- **Work to be completed**: The required output is the line that contains "Output the LaTeX" plus every line after it in the listing below, copied exactly as it appears.

################

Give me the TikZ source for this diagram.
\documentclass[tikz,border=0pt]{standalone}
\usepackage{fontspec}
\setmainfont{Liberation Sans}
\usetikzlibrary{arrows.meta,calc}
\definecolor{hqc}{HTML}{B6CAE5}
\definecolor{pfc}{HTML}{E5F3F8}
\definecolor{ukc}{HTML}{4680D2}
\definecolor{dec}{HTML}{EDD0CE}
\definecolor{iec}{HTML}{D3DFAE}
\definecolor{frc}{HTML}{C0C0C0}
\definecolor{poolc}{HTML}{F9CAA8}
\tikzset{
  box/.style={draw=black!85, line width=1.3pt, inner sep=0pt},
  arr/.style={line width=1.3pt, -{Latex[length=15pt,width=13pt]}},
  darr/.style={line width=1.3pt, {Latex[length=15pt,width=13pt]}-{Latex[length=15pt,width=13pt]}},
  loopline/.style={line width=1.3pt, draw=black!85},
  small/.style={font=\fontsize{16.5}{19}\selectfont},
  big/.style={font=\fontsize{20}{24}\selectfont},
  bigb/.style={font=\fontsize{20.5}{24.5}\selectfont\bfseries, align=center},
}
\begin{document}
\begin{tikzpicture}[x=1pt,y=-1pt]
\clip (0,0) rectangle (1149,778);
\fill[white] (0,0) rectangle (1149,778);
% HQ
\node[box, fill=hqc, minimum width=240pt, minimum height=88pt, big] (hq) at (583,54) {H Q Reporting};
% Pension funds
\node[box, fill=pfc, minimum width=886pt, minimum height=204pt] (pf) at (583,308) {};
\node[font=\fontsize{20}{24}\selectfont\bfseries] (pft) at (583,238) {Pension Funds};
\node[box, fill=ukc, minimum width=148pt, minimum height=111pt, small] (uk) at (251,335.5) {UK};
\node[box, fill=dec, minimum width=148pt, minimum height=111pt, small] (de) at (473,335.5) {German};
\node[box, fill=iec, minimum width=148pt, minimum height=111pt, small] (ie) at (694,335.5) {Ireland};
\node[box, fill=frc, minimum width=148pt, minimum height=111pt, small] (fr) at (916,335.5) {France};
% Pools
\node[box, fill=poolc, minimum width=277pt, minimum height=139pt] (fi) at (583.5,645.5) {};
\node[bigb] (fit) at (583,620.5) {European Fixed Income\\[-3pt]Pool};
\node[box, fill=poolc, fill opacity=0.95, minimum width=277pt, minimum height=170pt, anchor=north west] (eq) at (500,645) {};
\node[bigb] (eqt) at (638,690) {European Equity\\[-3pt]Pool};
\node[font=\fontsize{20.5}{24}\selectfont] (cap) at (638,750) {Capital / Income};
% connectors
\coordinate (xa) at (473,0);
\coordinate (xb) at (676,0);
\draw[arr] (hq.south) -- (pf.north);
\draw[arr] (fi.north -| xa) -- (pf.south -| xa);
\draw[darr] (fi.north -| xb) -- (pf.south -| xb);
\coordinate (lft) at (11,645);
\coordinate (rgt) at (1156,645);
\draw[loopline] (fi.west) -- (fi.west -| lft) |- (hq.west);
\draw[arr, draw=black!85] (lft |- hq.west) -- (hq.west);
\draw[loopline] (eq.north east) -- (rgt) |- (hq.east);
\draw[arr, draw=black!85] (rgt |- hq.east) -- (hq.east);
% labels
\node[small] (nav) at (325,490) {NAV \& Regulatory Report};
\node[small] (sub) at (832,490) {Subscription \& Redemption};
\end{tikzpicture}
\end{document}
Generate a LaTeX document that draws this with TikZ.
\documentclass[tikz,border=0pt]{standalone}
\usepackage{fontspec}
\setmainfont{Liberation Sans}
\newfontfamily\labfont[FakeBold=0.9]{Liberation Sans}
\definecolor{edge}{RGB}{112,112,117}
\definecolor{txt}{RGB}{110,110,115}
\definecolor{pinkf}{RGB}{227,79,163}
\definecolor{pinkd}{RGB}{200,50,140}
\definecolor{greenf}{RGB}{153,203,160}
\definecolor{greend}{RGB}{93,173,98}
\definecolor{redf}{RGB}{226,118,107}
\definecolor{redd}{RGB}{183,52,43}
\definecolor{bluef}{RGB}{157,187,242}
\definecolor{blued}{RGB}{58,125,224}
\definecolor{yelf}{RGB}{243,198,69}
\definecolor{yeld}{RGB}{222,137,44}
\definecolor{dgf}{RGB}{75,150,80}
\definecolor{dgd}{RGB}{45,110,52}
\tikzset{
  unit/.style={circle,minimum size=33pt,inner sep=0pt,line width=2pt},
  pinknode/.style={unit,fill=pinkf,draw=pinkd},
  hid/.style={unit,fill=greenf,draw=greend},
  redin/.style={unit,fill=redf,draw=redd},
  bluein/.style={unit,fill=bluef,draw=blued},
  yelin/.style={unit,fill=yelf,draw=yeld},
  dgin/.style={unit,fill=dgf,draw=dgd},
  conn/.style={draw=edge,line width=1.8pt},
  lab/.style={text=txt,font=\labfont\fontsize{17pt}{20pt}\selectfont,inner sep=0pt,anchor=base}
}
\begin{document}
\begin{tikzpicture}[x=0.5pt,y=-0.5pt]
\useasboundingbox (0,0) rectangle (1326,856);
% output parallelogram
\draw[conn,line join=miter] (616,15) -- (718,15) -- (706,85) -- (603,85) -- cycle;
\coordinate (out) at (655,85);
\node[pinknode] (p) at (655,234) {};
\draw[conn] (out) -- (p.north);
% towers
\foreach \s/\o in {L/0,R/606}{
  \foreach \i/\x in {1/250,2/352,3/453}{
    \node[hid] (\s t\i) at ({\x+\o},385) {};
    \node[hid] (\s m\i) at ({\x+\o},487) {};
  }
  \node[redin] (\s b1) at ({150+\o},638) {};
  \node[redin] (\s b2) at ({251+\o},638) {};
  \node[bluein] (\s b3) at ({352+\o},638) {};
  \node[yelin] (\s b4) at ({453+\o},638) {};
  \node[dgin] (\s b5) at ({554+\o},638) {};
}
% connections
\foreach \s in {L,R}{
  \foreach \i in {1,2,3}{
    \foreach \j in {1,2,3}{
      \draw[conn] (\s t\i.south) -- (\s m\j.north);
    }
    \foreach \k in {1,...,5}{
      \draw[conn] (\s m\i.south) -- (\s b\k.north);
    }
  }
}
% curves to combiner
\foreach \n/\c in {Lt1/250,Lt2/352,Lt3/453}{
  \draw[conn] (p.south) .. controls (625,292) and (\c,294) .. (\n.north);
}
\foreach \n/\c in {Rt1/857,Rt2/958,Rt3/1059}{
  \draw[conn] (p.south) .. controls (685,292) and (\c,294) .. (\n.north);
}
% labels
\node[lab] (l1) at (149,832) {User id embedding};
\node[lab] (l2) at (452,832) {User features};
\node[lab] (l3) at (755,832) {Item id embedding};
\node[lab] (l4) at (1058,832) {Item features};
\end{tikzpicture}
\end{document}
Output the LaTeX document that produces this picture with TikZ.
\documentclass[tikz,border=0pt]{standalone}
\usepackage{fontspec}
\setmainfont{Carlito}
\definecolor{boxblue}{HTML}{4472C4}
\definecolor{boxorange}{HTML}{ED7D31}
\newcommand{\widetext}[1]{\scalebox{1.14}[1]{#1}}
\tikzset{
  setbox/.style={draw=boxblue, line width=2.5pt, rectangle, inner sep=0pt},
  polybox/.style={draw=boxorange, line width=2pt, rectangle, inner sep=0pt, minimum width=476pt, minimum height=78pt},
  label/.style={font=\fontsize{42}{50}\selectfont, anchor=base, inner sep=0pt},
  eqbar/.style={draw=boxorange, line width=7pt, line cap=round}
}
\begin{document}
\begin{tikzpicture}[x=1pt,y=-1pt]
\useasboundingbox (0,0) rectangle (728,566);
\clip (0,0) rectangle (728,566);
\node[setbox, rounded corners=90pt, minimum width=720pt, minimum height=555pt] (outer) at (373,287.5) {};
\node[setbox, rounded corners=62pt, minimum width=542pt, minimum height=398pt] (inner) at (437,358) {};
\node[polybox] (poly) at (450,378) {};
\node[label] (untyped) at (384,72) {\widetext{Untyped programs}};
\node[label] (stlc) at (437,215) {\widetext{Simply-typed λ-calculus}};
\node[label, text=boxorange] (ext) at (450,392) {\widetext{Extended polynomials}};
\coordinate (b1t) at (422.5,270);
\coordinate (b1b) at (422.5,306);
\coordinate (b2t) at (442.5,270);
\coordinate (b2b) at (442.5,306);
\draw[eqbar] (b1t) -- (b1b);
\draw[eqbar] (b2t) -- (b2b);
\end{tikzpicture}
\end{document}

################

- **Answer for the task**:
Output the LaTeX document that produces this picture with TikZ.
\documentclass[tikz,border=0pt]{standalone}
\usepackage{fontspec}
\setmainfont{Carlito}
\definecolor{boxblue}{HTML}{4472C4}
\definecolor{boxorange}{HTML}{ED7D31}
\newcommand{\widetext}[1]{\scalebox{1.14}[1]{#1}}
\tikzset{
  setbox/.style={draw=boxblue, line width=2.5pt, rectangle, inner sep=0pt},
  polybox/.style={draw=boxorange, line width=2pt, rectangle, inner sep=0pt, minimum width=476pt, minimum height=78pt},
  label/.style={font=\fontsize{42}{50}\selectfont, anchor=base, inner sep=0pt},
  eqbar/.style={draw=boxorange, line width=7pt, line cap=round}
}
\begin{document}
\begin{tikzpicture}[x=1pt,y=-1pt]
\useasboundingbox (0,0) rectangle (728,566);
\clip (0,0) rectangle (728,566);
\node[setbox, rounded corners=90pt, minimum width=720pt, minimum height=555pt] (outer) at (373,287.5) {};
\node[setbox, rounded corners=62pt, minimum width=542pt, minimum height=398pt] (inner) at (437,358) {};
\node[polybox] (poly) at (450,378) {};
\node[label] (untyped) at (384,72) {\widetext{Untyped programs}};
\node[label] (stlc) at (437,215) {\widetext{Simply-typed λ-calculus}};
\node[label, text=boxorange] (ext) at (450,392) {\widetext{Extended polynomials}};
\coordinate (b1t) at (422.5,270);
\coordinate (b1b) at (422.5,306);
\coordinate (b2t) at (442.5,270);
\coordinate (b2b) at (442.5,306);
\draw[eqbar] (b1t) -- (b1b);
\draw[eqbar] (b2t) -- (b2b);
\end{tikzpicture}
\end{document}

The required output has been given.